The entire experience, minus the laughter, echoes a conversation I've had several times, particularly with female friends, as we approach graduation. It is challenging to find women (or men) at Harvard who want to stay home with their children. You'll never hear me suggest women should be submissive: I'm not about to defer to anyone about how my family will work. I passionately want to be a doctor, yet I am even more invested in raising my future children. However, when talking with my peers, I seem to be the only one who views staying at home while my children are young as a viable, desirable option.
I want to be with my kids as they grow up and would be even happier to split the time at home with a like-minded husband. Not because I think working parents can't be great parents--in fact, my mom raised us by herself, worked full-time and never missed a baseball game or concert. I was surprised when I walked her to her gate at the airport on Sunday and asked what she thought. "Tig," she said, "I wish I could have stayed home with you." I asked her why. She said she could have been a better mom. "How?" "I could have baked more cookies." I smiled and told her I had plenty of cookies. I couldn't believe that my mom, who did an amazing and unselfish job with us, would doubt that for a second. She showed me that any family and professional combination is feasible.
I hope I will be able to make the choice to be at home while my children grow up. Many mothers and fathers struggle with long hours at multiple jobs with inflexible hours to provide homes for their families and do not have the luxury of deciding to stay home with their children. Conversely, some women and men do not want to stay home with their families full or part time--also a valid choice.
What angers me is that just as we once suggested "a woman's place is in the home," we now see ourselves entrapped by the need to be at work. Women are not at college to land great providers as they may once have been but to pursue careers and attain certain lifestyles. Just think about how many people would say you'd wasted the opportunity of Harvard if all you wanted was to stay home with your kids.

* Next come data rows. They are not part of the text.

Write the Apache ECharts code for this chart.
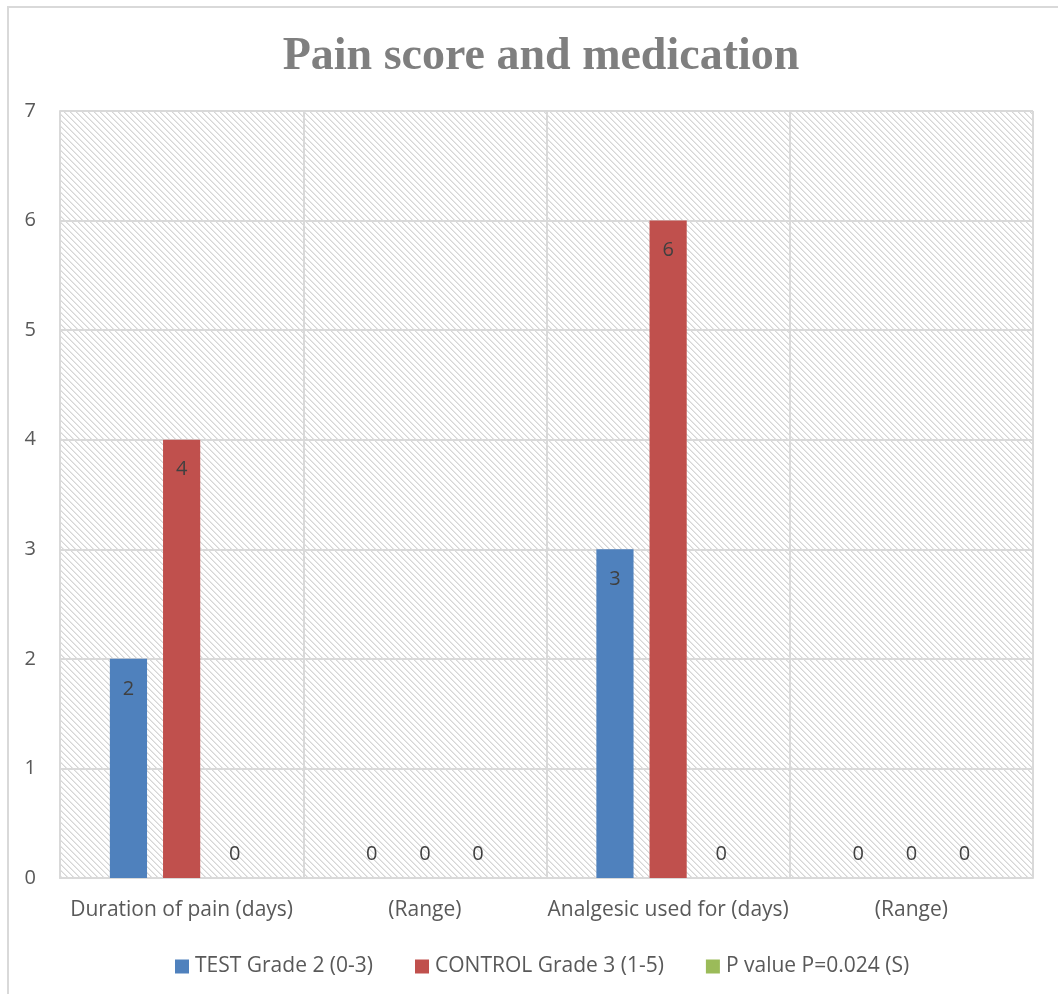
<!DOCTYPE html>
<html>
<head>
<meta charset="utf-8">
<script src="https://cdn.jsdelivr.net/npm/echarts@6/dist/echarts.min.js"></script>
<style>
  html, body { margin: 0; padding: 0; background: #fff; }
  #frame { position: absolute; left: 7px; top: 6px; width: 1100px; height: 1100px;
           border: 2px solid #d9d9d9; box-sizing: border-box; }
  #chart { position: absolute; left: 0; top: 0; width: 1058px; height: 994px; }
</style>
</head>
<body>
<div id="frame"></div>
<div id="chart"></div>
<script>
// Chart data
const categories = ['Duration of pain (days)', '(Range)', 'Analgesic used for (days)', '(Range)'];
const seriesNames = ['TEST Grade 2 (0-3)', 'CONTROL Grade 3 (1-5)', 'P value P=0.024 (S)'];
const testValues = [2, 0, 3, 0];
const controlValues = [4, 0, 6, 0];
const pValues = [0, 0, 0, 0];
const yTicks = { min: 0, max: 7, interval: 1 };

const colors = ['#4f81bd', '#c0504d', '#9bbb59'];

// Diagonal hatch tile used as the plot-area fill
function hatchTile() {
  const size = 6;
  const c = document.createElement('canvas');
  c.width = size; c.height = size;
  const ctx = c.getContext('2d');
  ctx.fillStyle = '#ffffff';
  ctx.fillRect(0, 0, size, size);
  for (let y = 0; y < size; y++) {
    for (let x = 0; x < size; x++) {
      const d = ((x - y) % size + size) % size;
      if (d === 0) { ctx.fillStyle = '#d6d6d6'; ctx.fillRect(x, y, 1, 1); }
      else if (d === 1) { ctx.fillStyle = '#e8e8e8'; ctx.fillRect(x, y, 1, 1); }
    }
  }
  return c;
}

function barData(values) {
  return values.map(v => ({
    value: v,
    label: v === 0 ? { position: 'top', distance: 14 } : { position: 'insideTop', distance: 20 }
  }));
}

const valueSets = [testValues, controlValues, pValues];
const textFont = 'Open Sans';

const chart = echarts.init(document.getElementById('chart'), null, { renderer: 'canvas' });
chart.setOption({
  animation: false,
  backgroundColor: 'transparent',
  title: {
    text: 'Pain score and medication',
    left: 536,
    textAlign: 'center',
    top: 29,
    textStyle: {
      fontFamily: 'Liberation Serif',
      fontWeight: 'bold',
      fontSize: 46,
      color: '#7f7f7f'
    }
  },
  legend: {
    bottom: 12,
    left: 170,
    itemWidth: 14,
    itemHeight: 14,
    itemGap: 42,
    icon: 'rect',
    textStyle: { fontFamily: textFont, fontSize: 21, color: '#595959', padding: [0, 0, 0, 1] },
    data: seriesNames
  },
  grid: {
    left: 60, right: 25, top: 111, bottom: 116,
    show: true,
    borderWidth: 0,
    backgroundColor: { image: hatchTile(), repeat: 'repeat' }
  },
  xAxis: {
    type: 'category',
    data: categories,
    axisLine: { show: true, lineStyle: { color: '#d9d9d9', width: 2 } },
    axisTick: { show: false },
    splitLine: { show: true, lineStyle: { color: '#d9d9d9', width: 2 } },
    axisLabel: { fontFamily: textFont, fontSize: 21, color: '#595959', margin: 22, interval: 0 }
  },
  yAxis: {
    type: 'value',
    min: yTicks.min, max: yTicks.max, interval: yTicks.interval,
    axisLine: { show: true, lineStyle: { color: '#d9d9d9', width: 2 } },
    axisTick: { show: false },
    splitLine: { show: true, lineStyle: { color: '#d9d9d9', width: 2 } },
    axisLabel: { fontFamily: textFont, fontSize: 20, color: '#595959', margin: 24 }
  },
  series: seriesNames.map((name, i) => ({
    name,
    type: 'bar',
    data: barData(valueSets[i]),
    barCategoryGap: '41%',
    barGap: '43%',
    itemStyle: { color: colors[i] },
    label: {
      show: true,
      fontFamily: textFont,
      fontSize: 20,
      color: '#404040'
    }
  }))
});
</script>
</body>
</html>
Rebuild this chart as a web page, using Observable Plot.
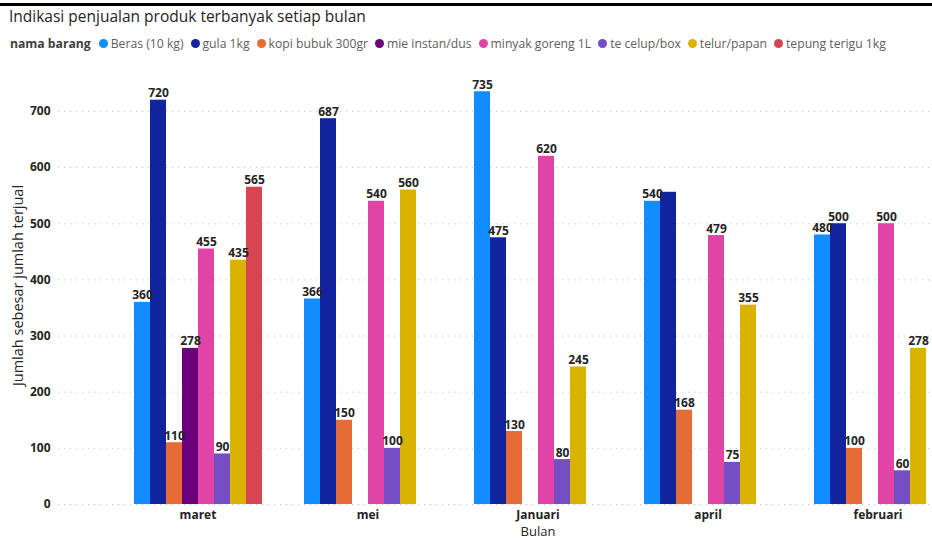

Very few seem to consider raising children a challenging, rewarding choice, let alone a singularly important goal. I would never advocate anyone, female or male, sacrificing his or her dreams to please their mate or children. However, I do hope we've reached the point where we can be creative enough to conceive of ways to blend the joys and hardships of the home with the rigors of the workplace. I'm a firm believer in the credo that necessity is the mother, or better, the parent, of invention.
Perhaps one problem is the image of the stay-at-home parent. What do we envision when thinking of a mother at home with her kids? Classic suburban life, station wagon and picket fence, husband returning to a clean house and dinner on the table? Instead of asking ourselves whether or not to work, we need to decide how we can make the combination of work and family possible. Many parents, like my mom, can work from home--I always figured that was why fax machines were invented in the first place. Some husbands and wives have worked out schedules dividing the week, each spending two or three days at home with their children.
If we, as future leading professionals, decide it is essential that we spend the first few years of our children's lives with them, the structure of the workforce will continue to change in that direction. Then we will be able to consider the more challenging question of how we extend that flexibility to low- and middle-income parents and single parents who are conforming to set schedules. To transform policies and create lasting change, we all need to include the value of children within our expectations before accepting any job. How will we be able to build a responsive, creative, caring society if we don't make staying at home with our children a valued and viable possibility?
Tiger Edwards '01 is a psychology concentrator in Winthrop House. Her column appears on alternate Wednesdays.